I guess we should consider ourselves lucky that road repairs in Iowa are not funded by a tax on political courage. We wouldn’t have enough pennies to fill a pothole.
Fragile efforts to ignite a gas tax debate in the 2013 Legislature will flame out if urban lawmakers try to inject a rewrite of the formula for distributing road-use tax fund revenues into the mix, backers and skeptics agree.
With the next election nearly two years away, supporters of increasing the state’s motor fuel user fee – as Gov. Terry Branstad prefers to call it – see the 2013 legislative session as offering a 50-50 shot, at best, to bump up rates for the first time since 1989.

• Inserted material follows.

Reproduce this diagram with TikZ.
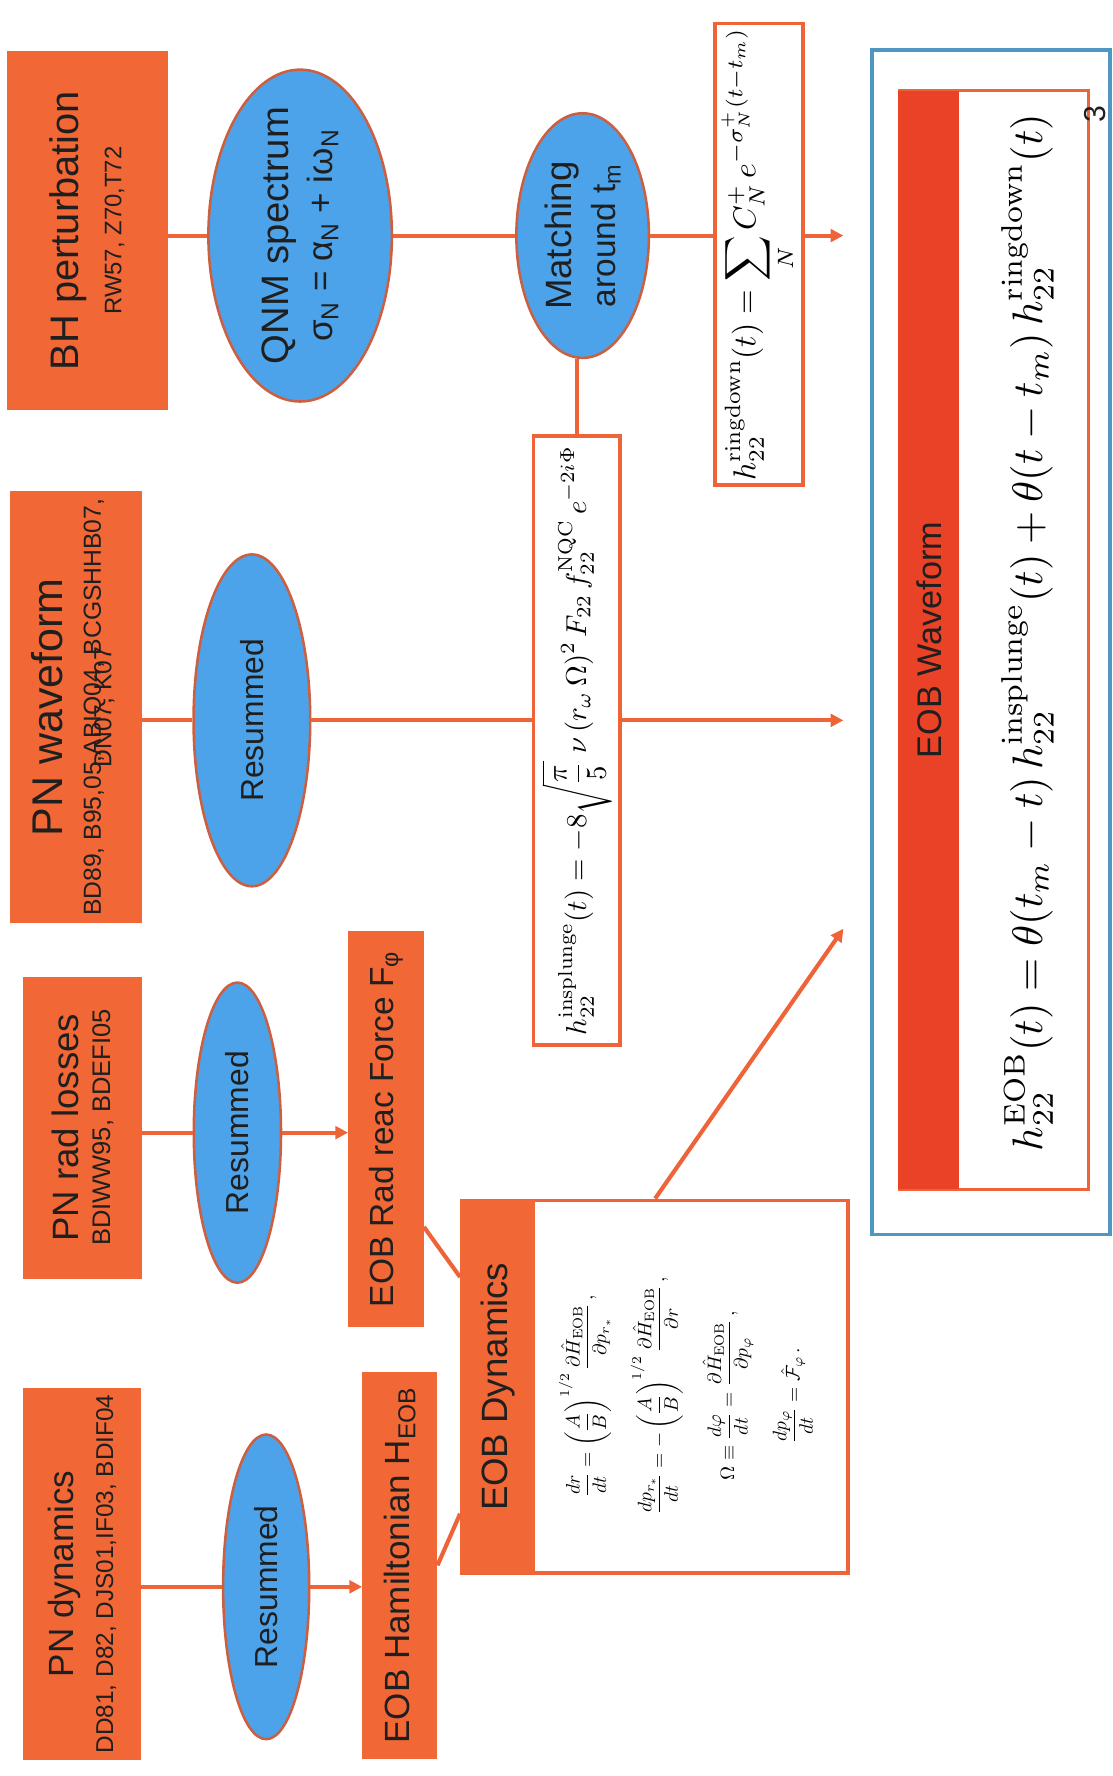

Currently, motorists who fill their tanks at Iowa pumps pay state taxes of 21 cents per gallon for regular gasoline, 19 cents per gallon for ethanol-blended gasoline, and 22.5 cents per gallon for diesel fuel. Each penny increase in the state gas tax would raise $23 million in revenue and cost Iowans about $4.75 in yearly fuel expenditures. Proceeds from Iowa gas tax are distributed via a formula that provides 47.5 percent to the state’s primary road fund for use on interstate highways and state-owned roads, 24.5 percent to the secondary roads, 20 percent to cities, and 8 percent to farm-to-market roads.
A TIME-21 initiative approved several years ago by lawmakers routed new transportation-related revenue from higher vehicle fees to the highway network by distributing 60 percent to the state system and 20 percent each to cities and counties, but capped it at $250 million annually. Now some urban legislators say they would like to revisit the structure of the road-used tax distribution formula as part of a comprehensive review if they are to consider changing the current fee schedule.
Branstad and top lawmakers say that would open an urban-rural split that would stop the issue cold.
“Forget it,” Branstad said in a recent interview, noting that the Iowa Farm Bureau Federation’s key backing for a motor fuel use fee increase would dissipate if road-use tax money for rural areas was lessened at a time when a proliferation of ethanol plants and more value-added processing is creating a greater reliance and stress on Iowa’s infrastructure network. “Are you kidding me? There’s no chance that’s going to happen. It’s going nowhere.”
Maybe, from now on, we should just let the Farm Bureau decide which roads get repaired or constructed. The group is already writing the state’s environmental rules.
Sure, I understand how the Legislature works. Branstad and everyone else in the article who says re-writing the formula would blow up the issue are 100 percent right. You can never go wrong assuming that self-interested politicos will duck tough but necessary calls (see no gas tax increase since 1989), or defend their parochial political interests even if they run counter to the best interests of the state as a whole. So as punditry goes, this is rock solid stuff.
As policy, it’s lousy. It’s true, there is a rural-urban split in Iowa. Iowa’s fastest growing places are urban/suburban and its fastest shrinking are rural. One third of Iowa’s population lives in just eight urban areas. Suburban communities, such as Waukee, North Liberty, Fairfax, Marion, etc. are growing at a remarkable clip.
The state’s most pressing transportation needs have, over time, shifted to those urban/suburban municipalities and the highways that carry people between them. The Road Use Tax Formula should be changed to better reflect those realities.
It doesn’t have to be a massive change. Nobody’s talking about shafting rural areas. TIME 21 is a good start. But it’s irresponsible to raise a tax on Iowans without being willing to even have a discussion about the flawed formula used to spend it.
Sorry. Carved in stone. Farm Bureau, that’s why.
I know the main worry here is that rural interests will withdraw support for an increase. I get that. But I’ve gotta tell you, I’m a lot less excited about paying more for gasoline just to pump more dollars into the outdated formula. There may be other citified Iowans who feel the same way. Maybe we could form Peeved Urban Motorists for Pavement, or PUMP.
I’d still also like to see any gas tax increase tied to an increase in the Earned Income Tax credit to offset at least some of the sting for low-income workers. I also think it would be appropriate to create a mechanism where the added tax is temporarily rescinded if spiking gas prices cross a certain threshold, $4, maybe $4.50, per-gallon.
And maybe nothing at all will happen. The governor can’t even seem to decide whether he’s for or against an increase. I wonder if we could enact a kicking-the-can-down-the-road use tax?